Dissolving from Amelia and Hays’ intertwined hands, the camera transitions to an image of the confused, elderly Hays stumbling through dark hallways in 2015, where he asks empty rooms, “Where’s my family?” Through his bedroom’s open door, the 2015 Hays sees his 1990 self snuggling with his wife and children, listening to Amelia read. Contentment drops from the younger Hays’ face when he notices his older self lingering outside—and then his 1980 self staring through the window, shirt still stained with blood from a recent shootout.
In that moment, the 2015 Hays knows what he forgot in 1990: that his family loves him, that he needs Amelia’s perspective. Hays learns what he’s lost and unlearns what he thought he knew, receiving instead a fuller understanding of who he is. No longer just a cop on a case, he sees himself as a person with a history, a person with ties to other people. And we viewers do the same thing while we watch the show, learning details about the story that need to be unlearned with each new revelation.
Hays learns what he’s lost and unlearns what he thought he knew.

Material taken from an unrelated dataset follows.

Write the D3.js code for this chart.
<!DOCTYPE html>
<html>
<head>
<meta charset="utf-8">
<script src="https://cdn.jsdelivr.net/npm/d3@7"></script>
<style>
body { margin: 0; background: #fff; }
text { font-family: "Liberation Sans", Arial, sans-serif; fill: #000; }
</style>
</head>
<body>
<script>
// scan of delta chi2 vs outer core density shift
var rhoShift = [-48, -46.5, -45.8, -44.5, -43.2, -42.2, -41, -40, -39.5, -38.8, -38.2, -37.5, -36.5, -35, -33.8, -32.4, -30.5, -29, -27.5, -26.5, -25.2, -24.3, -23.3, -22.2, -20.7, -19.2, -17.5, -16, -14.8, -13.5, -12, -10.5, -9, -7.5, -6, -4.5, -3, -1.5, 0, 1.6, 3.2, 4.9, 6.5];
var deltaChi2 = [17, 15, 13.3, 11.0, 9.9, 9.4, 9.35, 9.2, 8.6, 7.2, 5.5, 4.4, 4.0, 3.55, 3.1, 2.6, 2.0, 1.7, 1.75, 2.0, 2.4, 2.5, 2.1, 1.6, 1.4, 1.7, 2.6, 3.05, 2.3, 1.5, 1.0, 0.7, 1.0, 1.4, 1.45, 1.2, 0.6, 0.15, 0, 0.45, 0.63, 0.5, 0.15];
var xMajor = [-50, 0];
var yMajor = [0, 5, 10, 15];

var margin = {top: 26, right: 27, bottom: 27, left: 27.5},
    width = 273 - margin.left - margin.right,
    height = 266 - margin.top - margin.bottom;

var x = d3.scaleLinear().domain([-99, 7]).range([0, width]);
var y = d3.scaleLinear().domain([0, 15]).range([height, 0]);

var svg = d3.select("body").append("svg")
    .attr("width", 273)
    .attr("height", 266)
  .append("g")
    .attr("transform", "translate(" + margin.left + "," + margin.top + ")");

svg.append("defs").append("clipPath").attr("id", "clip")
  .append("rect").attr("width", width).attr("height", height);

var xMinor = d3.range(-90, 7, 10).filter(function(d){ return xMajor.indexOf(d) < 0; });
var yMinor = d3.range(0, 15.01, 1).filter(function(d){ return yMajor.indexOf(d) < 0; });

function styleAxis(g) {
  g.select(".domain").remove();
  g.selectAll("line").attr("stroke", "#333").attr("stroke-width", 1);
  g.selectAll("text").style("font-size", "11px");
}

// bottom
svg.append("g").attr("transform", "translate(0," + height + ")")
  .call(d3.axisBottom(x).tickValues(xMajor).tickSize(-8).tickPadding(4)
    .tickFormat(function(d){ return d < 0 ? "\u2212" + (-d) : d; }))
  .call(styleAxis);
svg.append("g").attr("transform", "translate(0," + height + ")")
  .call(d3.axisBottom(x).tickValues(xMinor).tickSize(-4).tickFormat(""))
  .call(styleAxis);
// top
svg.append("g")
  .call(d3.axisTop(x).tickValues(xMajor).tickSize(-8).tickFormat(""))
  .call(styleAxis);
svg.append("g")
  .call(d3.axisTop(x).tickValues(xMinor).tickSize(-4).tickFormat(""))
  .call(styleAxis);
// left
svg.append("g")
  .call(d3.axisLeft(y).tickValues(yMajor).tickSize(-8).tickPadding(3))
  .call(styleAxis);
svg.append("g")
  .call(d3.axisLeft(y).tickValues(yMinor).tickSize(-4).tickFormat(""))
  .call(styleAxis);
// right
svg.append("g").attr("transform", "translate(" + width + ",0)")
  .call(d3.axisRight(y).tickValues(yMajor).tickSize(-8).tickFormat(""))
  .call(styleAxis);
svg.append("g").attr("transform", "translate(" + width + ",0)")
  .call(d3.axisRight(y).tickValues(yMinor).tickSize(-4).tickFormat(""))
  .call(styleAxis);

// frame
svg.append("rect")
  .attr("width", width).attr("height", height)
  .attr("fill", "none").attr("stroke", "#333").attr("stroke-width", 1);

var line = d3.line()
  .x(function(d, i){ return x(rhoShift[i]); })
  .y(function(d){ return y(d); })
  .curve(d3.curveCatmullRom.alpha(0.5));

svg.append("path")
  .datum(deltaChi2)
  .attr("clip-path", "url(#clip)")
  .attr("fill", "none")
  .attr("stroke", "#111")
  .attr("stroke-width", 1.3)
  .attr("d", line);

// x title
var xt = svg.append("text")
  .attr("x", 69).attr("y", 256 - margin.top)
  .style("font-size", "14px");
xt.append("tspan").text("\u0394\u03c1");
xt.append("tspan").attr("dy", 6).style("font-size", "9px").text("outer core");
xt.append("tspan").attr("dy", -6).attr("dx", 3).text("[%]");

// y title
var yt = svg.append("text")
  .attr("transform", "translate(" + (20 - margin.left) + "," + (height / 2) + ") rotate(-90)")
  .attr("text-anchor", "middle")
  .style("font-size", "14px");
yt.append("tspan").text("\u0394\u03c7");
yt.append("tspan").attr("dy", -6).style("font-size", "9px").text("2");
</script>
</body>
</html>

According to pastor Brian Zahnd, every Christian must endure a similar process of learning and unlearning. Interestingly, Zahnd illustrates his point with a missing child narrative. In Luke 2, Jesus’ parents lose their young son. When his frantic mother Mary finally finds him, Jesus asks her, “Why were you searching for me? Didn’t you know I had to be in my father’s house?”
Zahnd relates Mary’s experience to that of every Christian. Like Mary, we all create an idea of Jesus, an idea that we find “reliable and trustworthy.” But as God, Jesus always supersedes our understanding of him. We too easily mistake comfort with our perception of Jesus for intimacy with him, worshiping an idea instead of the living, moving God. When Jesus reveals his difference from that concept, it can feel like he’s disappeared. Like Mary, we look to find Jesus where he’s always been, doing what we expect Jesus to always be doing, and discover him instead “inexplicably absent.”
For Zahnd, losing Jesus is not a spiritual failure, but a spiritual practice, a necessary part of discipleship. We may think we’ve “got Jesus figured out,” but that’s when we lose him. It’s not the actual Jesus we lose, however, just our idea of him. And we can always find him again. It’s just that the Jesus we find is never the Jesus we knew. It’s a richer Jesus, a more complex Jesus, greater than we could previously comprehend. When we lose our version of Jesus, only to find a different and more challenging version, that’s “when the rethinking (repenting) starts,” Zahnd writes. “It’s the only way we make spiritual progress.”
Mystery shows can make us feel smart, as if we see all the angles. That might be fun for Saturday night Law & Order binges, but it’s a bad way to approach our faith. With its beguiling structure and narrative gaps, True Detective reminds us that our learning is always contingent, and our unlearning can lead to richer understanding.